Here's another view on non-creative people in creative positions from Mr. Keil. "But, you say, presuming they're not beginners, how did they get there in the first place? Or how did they get as far as they did without being discovered? (They're simply more creative than the Program Director, and certainly more creative than the General Manager! Now, now, stop it!) The answer is that there are different levels of creativity. And, unfortunately, one level is called competence. It consists of the mechanics who know enough to perform the function but never seem to grow. The bassoon player who plays competently but never puts any fire or feeling into it. (Help! My bassoon's on fire.) The architect who imitates, never innovates.
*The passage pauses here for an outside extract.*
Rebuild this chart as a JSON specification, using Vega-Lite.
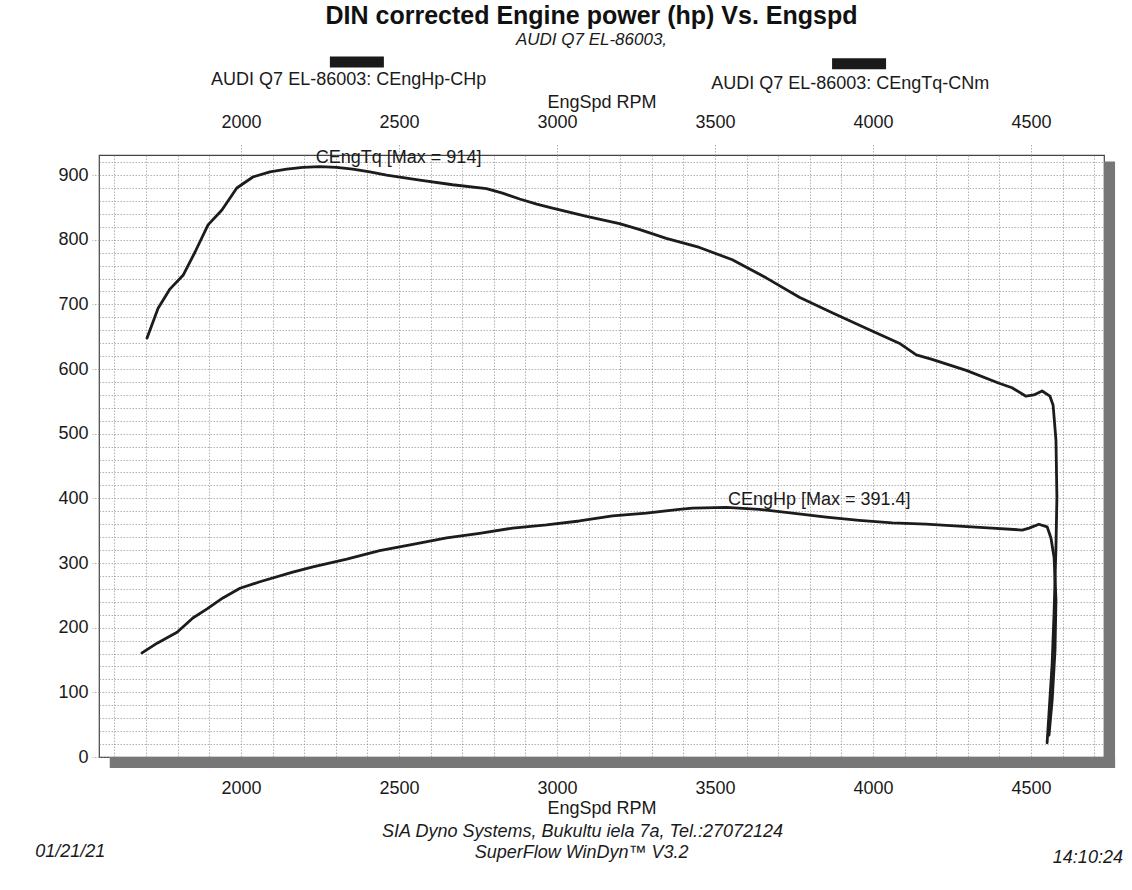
{
  "$schema": "https://vega.github.io/schema/vega-lite/v6.json",
  "width": 1005,
  "height": 602,
  "autosize": "none",
  "padding": {"left": 99, "top": 155, "right": 28, "bottom": 133},
  "background": "white",
  "config": {
    "font": "Liberation Sans",
    "view": {"stroke": "#444", "strokeWidth": 1.2},
    "text": {"font": "Liberation Sans", "fontSize": 18, "color": "#1a1a1a"},
    "axis": {"labelFont": "Liberation Sans", "titleFont": "Liberation Sans", "labelFontSize": 18, "titleFontSize": 18, "labelColor": "#1a1a1a", "titleColor": "#1a1a1a", "titleFontWeight": "normal", "domain": false}
  },
  "title": {
    "text": "DIN corrected Engine power (hp) Vs. Engspd",
    "subtitle": "AUDI Q7 EL-86003,",
    "font": "Liberation Sans",
    "fontSize": 25,
    "fontWeight": "bold",
    "color": "#111",
    "subtitleFont": "Liberation Sans",
    "subtitleFontSize": 17,
    "subtitleFontStyle": "italic",
    "subtitleColor": "#1a1a1a",
    "subtitlePadding": 3,
    "anchor": "middle",
    "dx": -10,
    "offset": 8
  },
  "datasets": {
    "hp": [
      {"rpm": 1687, "v": 161}, {"rpm": 1735, "v": 176}, {"rpm": 1798, "v": 193}, {"rpm": 1848, "v": 215},
      {"rpm": 1893, "v": 229}, {"rpm": 1943, "v": 246}, {"rpm": 1997, "v": 261}, {"rpm": 2060, "v": 271},
      {"rpm": 2164, "v": 286}, {"rpm": 2228, "v": 294}, {"rpm": 2335, "v": 306}, {"rpm": 2439, "v": 319},
      {"rpm": 2544, "v": 329}, {"rpm": 2651, "v": 339}, {"rpm": 2755, "v": 346}, {"rpm": 2860, "v": 354},
      {"rpm": 2967, "v": 359}, {"rpm": 3071, "v": 365}, {"rpm": 3176, "v": 373}, {"rpm": 3283, "v": 377},
      {"rpm": 3387, "v": 383}, {"rpm": 3429, "v": 385}, {"rpm": 3536, "v": 386}, {"rpm": 3640, "v": 383},
      {"rpm": 3745, "v": 377}, {"rpm": 3852, "v": 371}, {"rpm": 3956, "v": 366}, {"rpm": 4061, "v": 362},
      {"rpm": 4168, "v": 360}, {"rpm": 4272, "v": 357}, {"rpm": 4377, "v": 354}, {"rpm": 4472, "v": 351},
      {"rpm": 4494, "v": 354}, {"rpm": 4525, "v": 360}, {"rpm": 4551, "v": 356}, {"rpm": 4563, "v": 339},
      {"rpm": 4573, "v": 309}, {"rpm": 4579, "v": 243}, {"rpm": 4576, "v": 165}, {"rpm": 4567, "v": 88},
      {"rpm": 4557, "v": 34}
    ],
    "tq": [
      {"rpm": 1703, "v": 648}, {"rpm": 1738, "v": 694}, {"rpm": 1776, "v": 724}, {"rpm": 1817, "v": 745},
      {"rpm": 1855, "v": 781}, {"rpm": 1896, "v": 823}, {"rpm": 1940, "v": 846}, {"rpm": 1987, "v": 880},
      {"rpm": 2038, "v": 897}, {"rpm": 2092, "v": 905}, {"rpm": 2145, "v": 909}, {"rpm": 2196, "v": 912},
      {"rpm": 2250, "v": 913}, {"rpm": 2303, "v": 912}, {"rpm": 2354, "v": 909}, {"rpm": 2408, "v": 905},
      {"rpm": 2461, "v": 900}, {"rpm": 2566, "v": 892}, {"rpm": 2670, "v": 885}, {"rpm": 2777, "v": 879},
      {"rpm": 2828, "v": 872}, {"rpm": 2882, "v": 863}, {"rpm": 2936, "v": 855}, {"rpm": 2986, "v": 849},
      {"rpm": 3094, "v": 836}, {"rpm": 3198, "v": 825}, {"rpm": 3260, "v": 816}, {"rpm": 3346, "v": 802},
      {"rpm": 3451, "v": 788}, {"rpm": 3555, "v": 769}, {"rpm": 3662, "v": 741}, {"rpm": 3767, "v": 711},
      {"rpm": 3871, "v": 687}, {"rpm": 3978, "v": 663}, {"rpm": 4083, "v": 640}, {"rpm": 4137, "v": 622},
      {"rpm": 4187, "v": 615}, {"rpm": 4295, "v": 598}, {"rpm": 4399, "v": 578}, {"rpm": 4440, "v": 571},
      {"rpm": 4484, "v": 558}, {"rpm": 4509, "v": 560}, {"rpm": 4535, "v": 566}, {"rpm": 4560, "v": 558},
      {"rpm": 4570, "v": 544}, {"rpm": 4579, "v": 490}, {"rpm": 4582, "v": 402}, {"rpm": 4579, "v": 325},
      {"rpm": 4573, "v": 223}, {"rpm": 4567, "v": 145}, {"rpm": 4557, "v": 68}, {"rpm": 4551, "v": 22}
    ]
  },
  "resolve": {"axis": {"x": "independent", "y": "independent"}},
  "layer": [
    {
      "data": {"values": [{}]},
      "mark": {"type": "rect", "color": "#777", "clip": false},
      "encoding": {
        "x": {"datum": 1585, "type": "quantitative", "scale": {"domain": [1551, 4731], "nice": false, "zero": false}, "axis": null},
        "x2": {"datum": 4766},
        "y": {"datum": 0, "type": "quantitative", "scale": {"domain": [0, 931], "nice": false, "zero": false}, "axis": null},
        "y2": {"datum": -17}
      }
    },
    {
      "data": {"values": [{}]},
      "mark": {"type": "rect", "color": "#777", "clip": false},
      "encoding": {
        "x": {"datum": 4731, "type": "quantitative", "axis": null},
        "x2": {"datum": 4766},
        "y": {"datum": 921, "type": "quantitative", "axis": null},
        "y2": {"datum": -17}
      }
    },
    {
      "data": {"name": "hp"},
      "mark": {"type": "line", "color": "#1c1c1c", "strokeWidth": 2.8, "strokeJoin": "round", "strokeCap": "round"},
      "encoding": {
        "x": {
          "field": "rpm", "type": "quantitative",
          "axis": {
            "orient": "bottom",
            "values": [1600,1700,1800,1900,2000,2100,2200,2300,2400,2500,2600,2700,2800,2900,3000,3100,3200,3300,3400,3500,3600,3700,3800,3900,4000,4100,4200,4300,4400,4500,4600,4700],
            "format": "d",
            "labelExpr": "datum.value % 500 === 0 ? datum.label : ''",
            "grid": true,
            "gridColor": "#8c8c8c",
            "gridDash": [1.5, 1.5],
            "gridOpacity": 0.65,
            "tickColor": "#8c8c8c",
            "tickDash": [1.5, 1.5],
            "tickSize": 12,
            "tickOpacity": {"condition": {"test": "datum.value % 500 === 0", "value": 0.7}, "value": 0},
            "labelPadding": 10,
            "labelFlush": false,
            "labelOverlap": false,
            "title": "EngSpd RPM",
            "titlePadding": 2
          }
        },
        "y": {
          "field": "v", "type": "quantitative",
          "axis": {
            "orient": "left",
            "values": [0,20,40,60,80,100,120,140,160,180,200,220,240,260,280,300,320,340,360,380,400,420,440,460,480,500,520,540,560,580,600,620,640,660,680,700,720,740,760,780,800,820,840,860,880,900,920],
            "format": "d",
            "labelExpr": "datum.value % 100 === 0 ? datum.label : ''",
            "grid": true,
            "gridColor": "#8c8c8c",
            "gridDash": [1.5, 1.5],
            "gridOpacity": 0.65,
            "tickColor": "#8c8c8c",
            "tickDash": [1.5, 1.5],
            "tickSize": 7,
            "tickOpacity": {"condition": {"test": "datum.value % 100 === 0", "value": 0.7}, "value": 0},
            "labelPadding": 4,
            "labelFlush": false,
            "labelOverlap": false,
            "title": null
          }
        },
        "order": {"value": null}
      }
    },
    {
      "data": {"name": "tq"},
      "mark": {"type": "line", "color": "#1c1c1c", "strokeWidth": 2.8, "strokeJoin": "round", "strokeCap": "round"},
      "encoding": {
        "x": {
          "field": "rpm", "type": "quantitative",
          "axis": {
            "orient": "top",
            "values": [2000, 2500, 3000, 3500, 4000, 4500],
            "format": "d",
            "grid": false,
            "tickColor": "#8c8c8c",
            "tickDash": [1.5, 1.5],
            "tickSize": 12,
            "tickOpacity": 0.7,
            "labelPadding": 12,
            "labelFlush": false,
            "title": "EngSpd RPM",
            "titlePadding": 2
          }
        },
        "y": {"field": "v", "type": "quantitative", "axis": null},
        "order": {"value": null}
      }
    },
    {
      "data": {"values": [{}]},
      "mark": {"type": "text", "text": "CEngTq [Max = 914]", "clip": false},
      "encoding": {"x": {"datum": 2499, "type": "quantitative", "axis": null}, "y": {"datum": 926, "type": "quantitative", "axis": null}}
    },
    {
      "data": {"values": [{}]},
      "mark": {"type": "text", "text": "CEngHp [Max = 391.4]", "clip": false},
      "encoding": {"x": {"datum": 3830, "type": "quantitative", "axis": null}, "y": {"datum": 397, "type": "quantitative", "axis": null}}
    },
    {
      "data": {"values": [{}]},
      "mark": {"type": "tick", "orient": "horizontal", "size": 54, "thickness": 11, "color": "#1a1a1a", "opacity": 1, "clip": false},
      "encoding": {"x": {"datum": 2367, "type": "quantitative", "axis": null}, "y": {"datum": 1075, "type": "quantitative", "axis": null}}
    },
    {
      "data": {"values": [{}]},
      "mark": {"type": "tick", "orient": "horizontal", "size": 54, "thickness": 11, "color": "#1a1a1a", "opacity": 1, "clip": false},
      "encoding": {"x": {"datum": 3956, "type": "quantitative", "axis": null}, "y": {"datum": 1072, "type": "quantitative", "axis": null}}
    },
    {
      "data": {"values": [{}]},
      "mark": {"type": "text", "text": "AUDI Q7 EL-86003: CEngHp-CHp", "clip": false},
      "encoding": {"x": {"datum": 2341, "type": "quantitative", "axis": null}, "y": {"datum": 1047, "type": "quantitative", "axis": null}}
    },
    {
      "data": {"values": [{}]},
      "mark": {"type": "text", "text": "AUDI Q7 EL-86003: CEngTq-CNm", "clip": false},
      "encoding": {"x": {"datum": 3928, "type": "quantitative", "axis": null}, "y": {"datum": 1041, "type": "quantitative", "axis": null}}
    },
    {
      "data": {"values": [{}]},
      "mark": {"type": "text", "text": "SIA Dyno Systems, Bukultu iela 7a, Tel.:27072124", "fontStyle": "italic", "fontSize": 18, "clip": false},
      "encoding": {"x": {"datum": 3081, "type": "quantitative", "axis": null}, "y": {"datum": -116, "type": "quantitative", "axis": null}}
    },
    {
      "data": {"values": [{}]},
      "mark": {"type": "text", "text": "SuperFlow WinDyn™ V3.2", "fontStyle": "italic", "fontSize": 18, "clip": false},
      "encoding": {"x": {"datum": 3078, "type": "quantitative", "axis": null}, "y": {"datum": -148, "type": "quantitative", "axis": null}}
    },
    {
      "data": {"values": [{}]},
      "mark": {"type": "text", "text": "01/21/21", "fontStyle": "italic", "fontSize": 18, "clip": false},
      "encoding": {"x": {"datum": 1460, "type": "quantitative", "axis": null}, "y": {"datum": -147, "type": "quantitative", "axis": null}}
    },
    {
      "data": {"values": [{}]},
      "mark": {"type": "text", "text": "14:10:24", "fontStyle": "italic", "fontSize": 18, "clip": false},
      "encoding": {"x": {"datum": 4680, "type": "quantitative", "axis": null}, "y": {"datum": -156, "type": "quantitative", "axis": null}}
    }
  ]
}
The author who wrote an interesting novel in 1954 -- and has written it over and over in five succeeding books since then."
Well, this is beginning to smell like editorial, not review, so let me finish on a positive note. The most important thing I learned from Edward de Bono's book (Lateral Thinking) was the generating of new ideas for the sake of generating new ideas. One reason he chose the word "lateral" over creative thinking or brainstorming is because it is a deliberate process and as definite a way of using the mind as logical thinking. He demystified creative thinking for me. He gave, albeit academic and geometric, exercises to develop, enhance, and perpetuate creativity. Robert von Oech does the same thing in a more (in radio lingo) "accessible" way.
Generating new ideas for the sake of generating new ideas is so important because change is inevitable, and unpredictable. We are in a business of change. Life is a business of change. And, sometimes the process is more important than the results. Generating new ideas for the sake of generating new ideas not only gives you the new ideas but makes you more adept at the process of generating new ideas. Mr. de Bono further states about his book that in using it, remember that practice is far more important than understanding the process. This circuitous train of thought can be summed up in two words, "Do it." Lateral Thinking and A Whack On The Side Of The Head preach the same doctrine. "Whack" is easier to read and apply. (New pump applicator available in limited areas.)